The entrepreneur is alert to the opportunity because they have the knowledge that there has been an increase in students at that certain university. Richard Cantillon, in 1730, was likely the first academic to consider the vital role that entrepreneurship plays in the economy. For Cantillon, an entrepreneur is an ‘ adventurer’ who is an expert in taking risks. They purchase certain goods and materials in order to sell them on in the future with profit being the incentive. There is uncertainty surrounding the price at which the entrepreneur should buy and resell these goods and materials, so they are therefore taking a risk when investing. Rather than being innovators, Cantillon’s idea of an entrepreneur is indeed an administrator because they are able to reduce the gaps of uncertainty in the economy by taking the risks themselves whilst making profit.
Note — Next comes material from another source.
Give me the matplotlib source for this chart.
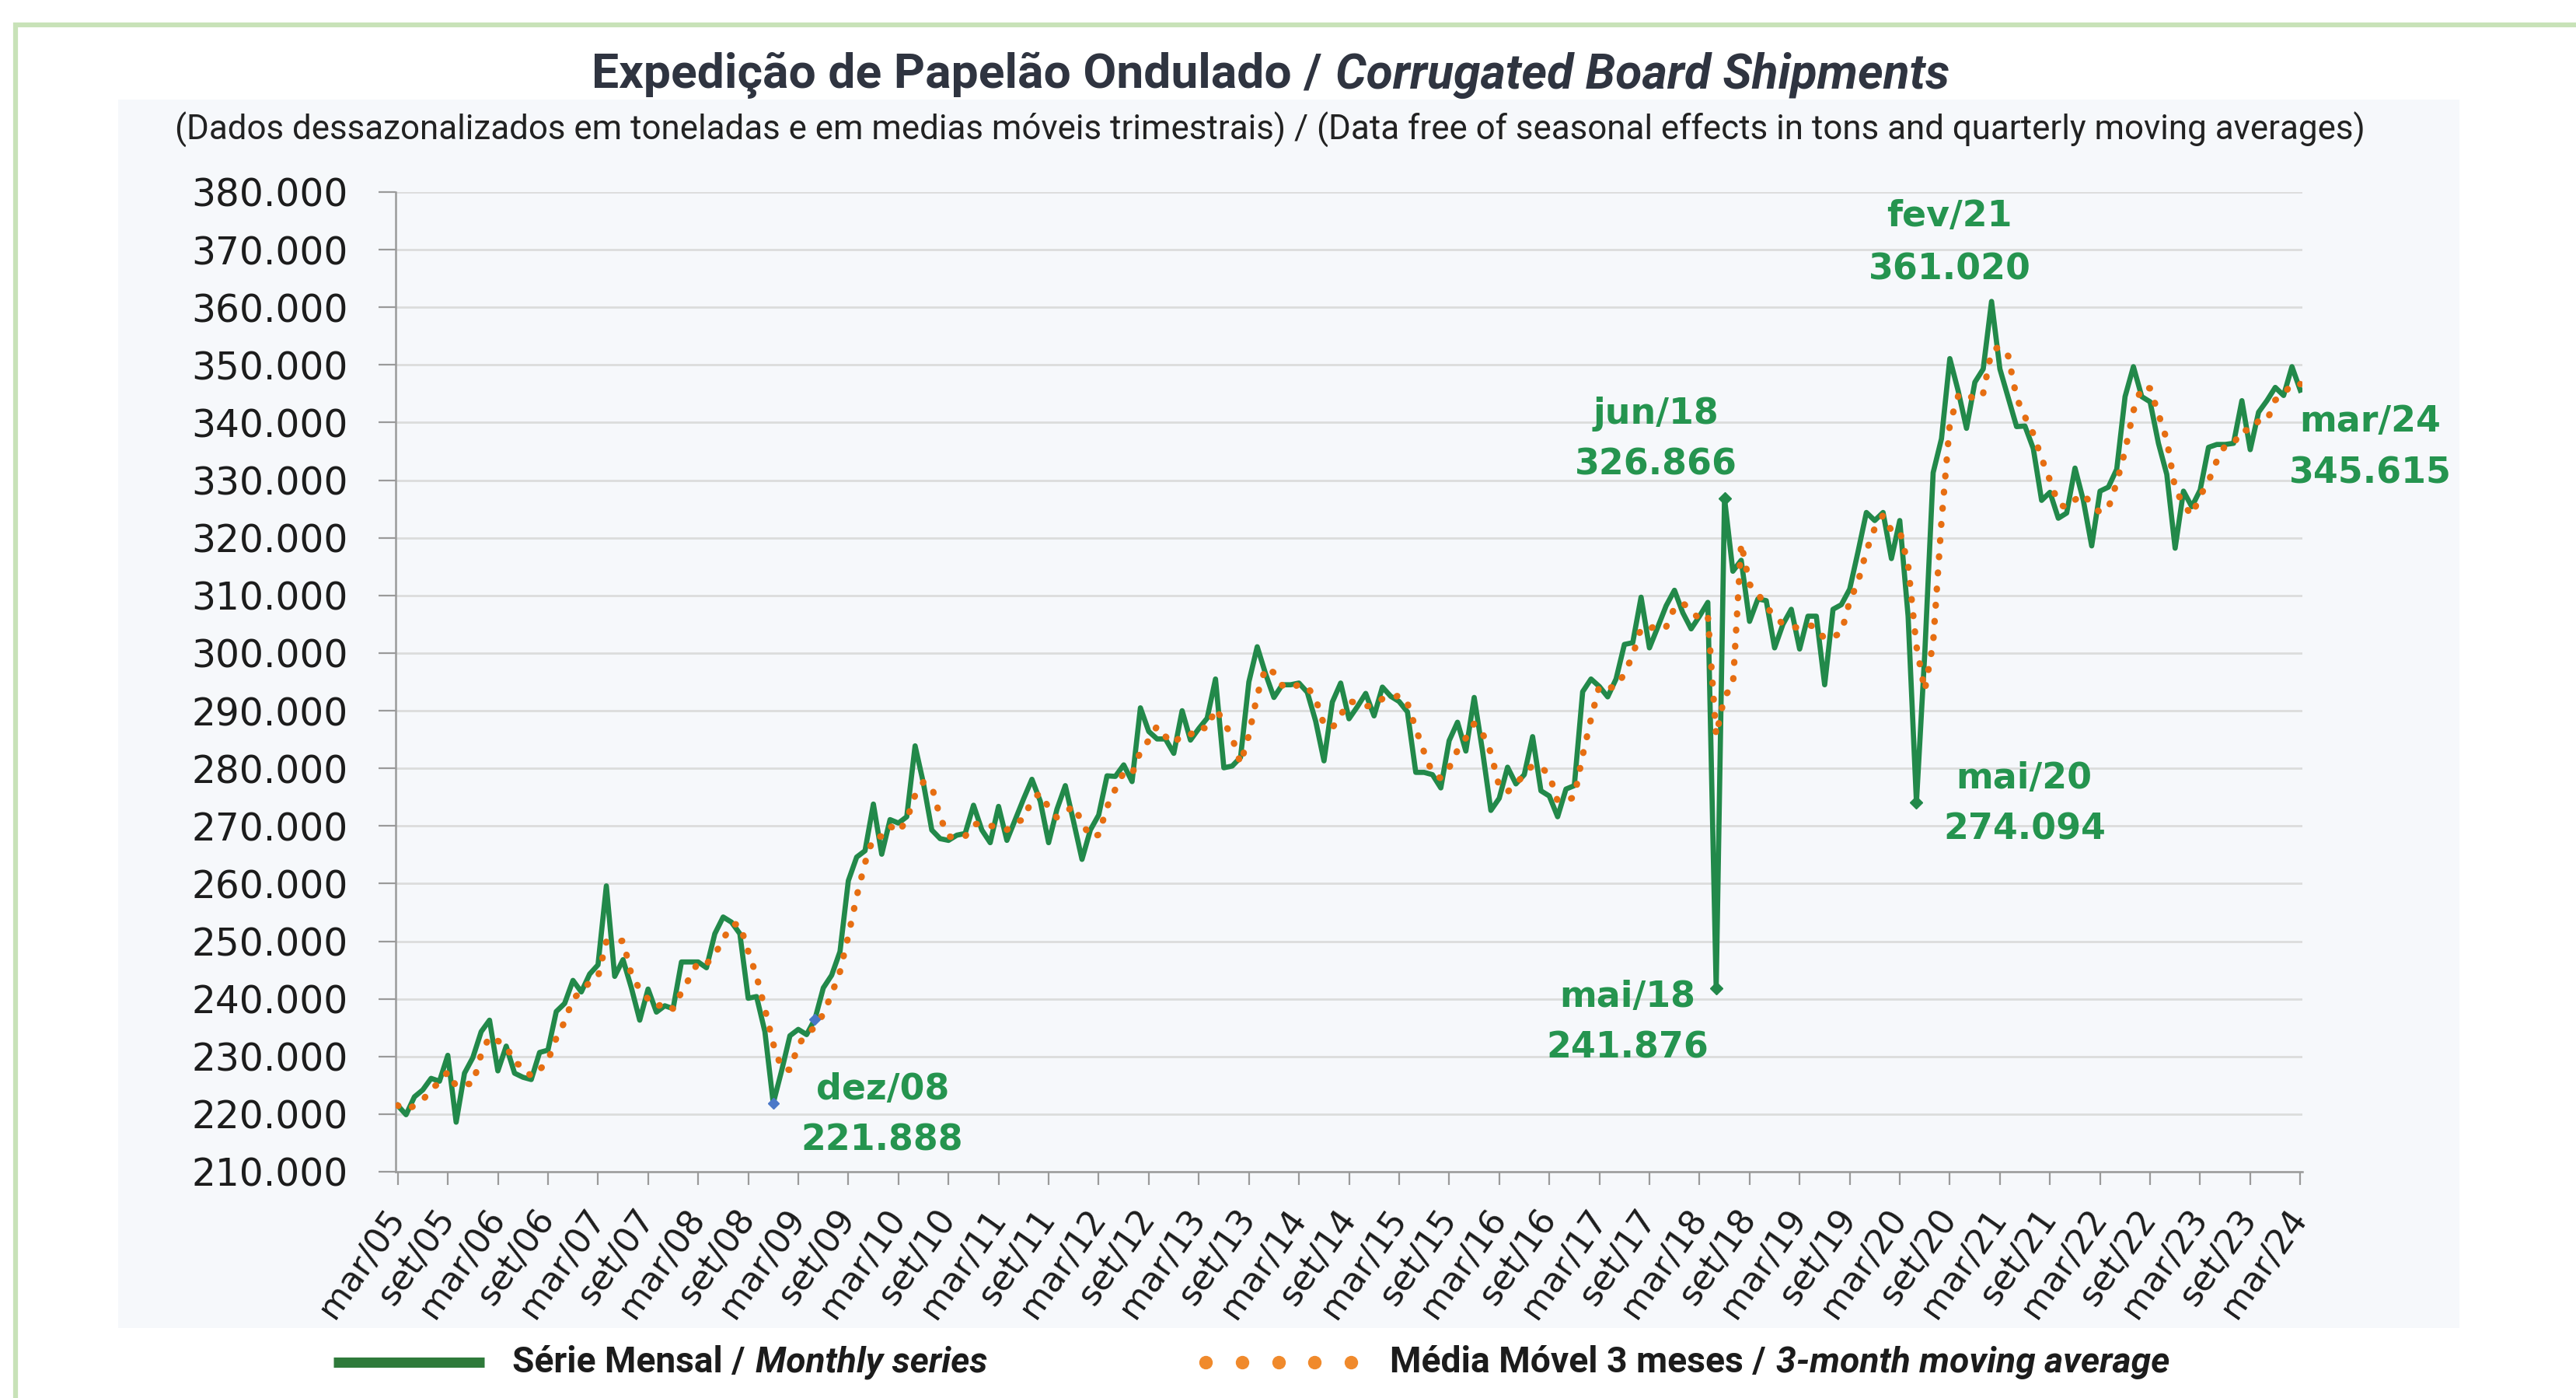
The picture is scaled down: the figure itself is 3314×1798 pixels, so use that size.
import matplotlib
matplotlib.use("Agg")
import matplotlib.pyplot as plt
import numpy as np
import pandas as pd
from matplotlib.lines import Line2D
from matplotlib.patches import Rectangle
from matplotlib.ticker import FuncFormatter, MultipleLocator

# monthly shipments in thousand tons, mar/05 .. mar/24, 12 months per row
monthly_k = [
    221.5, 219.9, 223.0, 224.2, 226.2, 225.7, 230.2, 218.6, 227.1, 229.8, 234.3, 236.3,
    227.5, 231.8, 227.1, 226.4, 226.0, 230.7, 231.1, 237.8, 239.2, 243.2, 241.2, 244.3,
    245.9, 259.6, 243.9, 246.8, 241.9, 236.3, 241.7, 237.7, 238.8, 238.3, 246.4, 246.4,
    246.4, 245.4, 251.3, 254.2, 253.3, 251.3, 240.1, 240.4, 234.3, 221.888, 227.5, 233.6,
    234.7, 233.8, 236.5, 241.9, 244.1, 248.2, 260.5, 264.6, 265.7, 273.8, 265.1, 271.1,
    270.5, 271.6, 283.9, 277.4, 269.3, 267.8, 267.5, 268.4, 268.7, 273.6, 269.3, 267.1,
    273.4, 267.5, 271.1, 274.7, 278.1, 274.3, 267.1, 272.9, 277.0, 270.7, 264.2, 269.3,
    271.9, 278.7, 278.6, 280.6, 277.7, 290.5, 286.4, 285.1, 285.1, 282.6, 290.0, 284.9,
    286.9, 288.7, 295.5, 280.1, 280.4, 281.9, 295.0, 301.1, 296.4, 292.3, 294.5, 294.5,
    294.8, 293.2, 288.2, 281.3, 291.5, 294.8, 288.6, 290.7, 293.0, 289.1, 294.1, 292.5,
    291.6, 289.8, 279.3, 279.3, 278.9, 276.6, 284.8, 288.0, 283.0, 292.3, 283.0, 272.7,
    274.8, 280.2, 277.3, 278.9, 285.5, 276.1, 275.2, 271.6, 276.4, 277.0, 293.3, 295.5,
    294.2, 292.4, 295.5, 301.5, 301.8, 309.7, 300.9, 304.5, 308.2, 310.9, 307.0, 304.2,
    306.4, 308.8, 241.876, 326.866, 314.2, 316.1, 305.5, 309.4, 309.1, 300.9, 305.0, 307.6,
    300.7, 306.4, 306.4, 294.5, 307.6, 308.4, 311.1, 317.6, 324.4, 323.0, 324.4, 316.4,
    323.0, 306.4, 274.094, 300.0, 331.3, 337.2, 351.1, 345.5, 339.0, 347.0, 349.3, 361.020,
    349.3, 344.3, 339.3, 339.4, 335.5, 326.5, 327.9, 323.4, 324.3, 332.1, 326.5, 318.6,
    328.1, 328.8, 331.9, 344.5, 349.7, 344.5, 343.6, 336.4, 331.0, 318.2, 328.1, 325.4,
    328.3, 335.7, 336.2, 336.2, 336.4, 343.8, 335.3, 341.8, 343.8, 346.1, 344.7, 349.7,
    345.615,
]

month_names = ["jan", "fev", "mar", "abr", "mai", "jun",
               "jul", "ago", "set", "out", "nov", "dez"]
first_year = 2005
first_month = 3

highlight = ["dez/08", "mai/18", "jun/18", "mai/20", "fev/21", "mar/24"]
green_marks = ["mai/18", "jun/18", "mai/20"]
blue_marks = ["dez/08", "mai/09"]

# label placement relative to the point, in pixels: (name offset, value offset)
label_offsets = {
    "dez/08": ((141, 17), (140, -48)),
    "mai/18": ((-114, -12), (-114, -77)),
    "jun/18": ((-88, 108), (-88, 43)),
    "mai/20": ((138, 30), (139, -35)),
    "fev/21": ((-54, 109), (-54, 41)),
    "mar/24": ((90, -41), (90, -107)),
}

GREEN = "#22894a"
LABEL_GREEN = "#25944f"
ORANGE = "#e66e12"
NARROW = ["Liberation Sans Narrow", "Roboto"]

monthly = np.array(monthly_k) * 1000
n = len(monthly)
idx = np.arange(n)
month_labels = []
for i in idx:
    k = first_month - 1 + i
    month_labels.append("%s/%02d" % (month_names[k % 12], (first_year + k // 12) % 100))
moving_avg = pd.Series(monthly).rolling(3, min_periods=1).mean()

W, H = 3314, 1798
fig = plt.figure(figsize=(W / 100, H / 100), dpi=100)
fig.patch.set_facecolor("white")


def fx(x):
    return x / W


def fy(y):
    return 1 - y / H


# light panel behind the chart and the green frame (cut by the image edges)
fig.add_artist(Rectangle((fx(152), fy(1708)), fx(3164) - fx(152), fy(128) - fy(1708),
                         transform=fig.transFigure, facecolor="#f6f8fb",
                         edgecolor="none", zorder=0))
fig.add_artist(Rectangle((fx(20), fy(1900)), fx(3500) - fx(20), fy(32) - fy(1900),
                         transform=fig.transFigure, facecolor="none",
                         edgecolor="#c8e2b8", lw=4.5, zorder=0))

ax = fig.add_axes([fx(509), fy(1507), fx(2962) - fx(509), fy(247) - fy(1507)])
ax.set_facecolor("none")

ax.plot(idx, monthly, color=GREEN, lw=4.8, zorder=3)
ax.plot(idx, moving_avg, color=ORANGE, lw=6, linestyle=(0, (0.1, 2.4)),
        dash_capstyle="round", zorder=4)

for name in green_marks:
    i = month_labels.index(name)
    ax.plot(i, monthly[i], marker="D", ms=8, color=GREEN, zorder=5)
for name in blue_marks:
    i = month_labels.index(name)
    ax.plot(i, monthly[i], marker="D", ms=7, color="#4a78c8", zorder=5)

for name in highlight:
    i = month_labels.index(name)
    val = "{:,.0f}".format(monthly[i]).replace(",", ".")
    off_name, off_val = label_offsets[name]
    for txt, off in ((name, off_name), (val, off_val)):
        ax.annotate(txt, xy=(i, monthly[i]), xytext=off, textcoords="offset pixels",
                    ha="center", va="center", fontsize=33, fontweight="bold",
                    color=LABEL_GREEN, annotation_clip=False, zorder=6)

ax.set_xlim(-0.25, n - 0.75)
ax.set_ylim(210000, 380000)
ax.yaxis.set_major_locator(MultipleLocator(10000))
ax.yaxis.set_major_formatter(FuncFormatter(lambda v, p: "{:,.0f}".format(v).replace(",", ".")))
ax.set_xticks(idx[::6])
ax.set_xticklabels(month_labels[::6])
ax.yaxis.grid(True, color="#dcdcdc", lw=2)
ax.set_axisbelow(True)
for s in ["top", "right"]:
    ax.spines[s].set_visible(False)
for s in ["left", "bottom"]:
    ax.spines[s].set_color("#9a9a9a")
    ax.spines[s].set_linewidth(1.8)
ax.tick_params(axis="y", length=16, width=1.6, color="#9a9a9a", pad=28,
               labelsize=35, labelcolor="#1c1c1c")
ax.tick_params(axis="x", length=12, width=1.6, color="#9a9a9a", pad=26,
               labelsize=32, labelcolor="#1c1c1c")
plt.setp(ax.get_xticklabels(), rotation=55, ha="right", va="center",
         rotation_mode="anchor")


def put_runs(runs, y, size, width, left=None, center=None, color="#1c1c1c"):
    # lay text pieces with different styles side by side, scaled to a width
    texts = [fig.text(0, fy(y), s, fontsize=size, va="center", ha="left",
                      color=color, family=NARROW, **style) for s, style in runs]
    fig.canvas.draw()
    r = fig.canvas.get_renderer()
    w = [t.get_window_extent(r).width for t in texts]
    gap = 0.28 * size * 100 / 72
    scale = width / (sum(w) + gap * (len(w) - 1))
    x0 = center - width / 2 if left is None else left
    for t, wi in zip(texts, w):
        t.set_fontsize(size * scale)
        t.set_x(fx(x0))
        x0 += (wi + gap) * scale


put_runs([("Expedição de Papelão Ondulado /", {"weight": "bold"}),
          ("Corrugated Board Shipments", {"weight": "bold", "style": "italic"})],
         97, 42, 1748, center=1635, color="#2f3440")
put_runs([("(Dados dessazonalizados em toneladas e em medias móveis trimestrais) / "
           "(Data free of seasonal effects in tons and quarterly moving averages)", {})],
         167, 30, 2813, center=1632, color="#222222")

# legend row
fig.add_artist(Line2D([fx(429), fx(623)], [fy(1752), fy(1752)], transform=fig.transFigure,
                      color="#2e7a3a", lw=9.5, solid_capstyle="butt"))
fig.add_artist(Line2D(np.linspace(fx(1551), fx(1738), 5), [fy(1752)] * 5,
                      transform=fig.transFigure, linestyle="none", marker="o",
                      ms=11.5, color="#f08a2c"))
put_runs([("Série Mensal /", {"weight": "bold"}),
          ("Monthly series", {"weight": "bold", "style": "italic"})],
         1752, 32, 611, left=659)
put_runs([("Média Móvel 3 meses /", {"weight": "bold"}),
          ("3-month moving average", {"weight": "bold", "style": "italic"})],
         1752, 32, 1004, left=1788)

fig.savefig("out.png", dpi=100)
Once more the ability to recognise these opportunities is the difference for an entrepreneur, an attribute which isunexplained, just as Kirzner says, ‘ We do not clearly understand how entrepreneurs get their superior flashes of foresight…’ (Kirzner, Entrepreneurship and Competition, 1976).

Building on Cantillon’s and the French school’s work on entrepreneurship and how risk and uncertainty were the determining factors, was Jean-Baptiste Say. Say states that controlling uncertainty requires not only foresight, but the inclusion of resources, ‘ The entrepreneur shifts economic resources out of an area of lower and into an area of higher productivity and greater yield.’ (Innovation in Industry, Jean-Baptiste Say, 1999). The entrepreneur combines the factors of production (or resources) which in turn creates better business and they constantly compare how much their products are selling for  along with their costs of production. If they want to produce more of the product, their demand for the factors of production will rise 10. So for Say, an entrepreneur is able to manage uncertainty with resources, along with strict order and administration. Hence the French school of economics believes that innovation and creativity is not central to entrepreneurship, but strict management is the key to a successful entrepreneurship venture. In conclusion, having considered the various economic school’s thoughts on entrepreneurship, innovation is a key to economic progress as it aids economies to progress with the production of new products and services from those already existing and as a result becoming more efficient and productive enabling a better standard of living.

However, this Austrian-German school’s thinking isn’t all to be considered regarding entrepreneurship. In differing market environments and with various enterprises, one should consider that creativity and innovation is not the sole, primary attribute of entrepreneurship. As the French school have considered, management is also an important factor in entrepreneurship along with the Austrian school’s stressed importance of possessing alertness and knowledge in order to recognise opportunity and earn a profit. So innovation is a key aspect of entrepreneurship, but it is not the only aspect to be considered.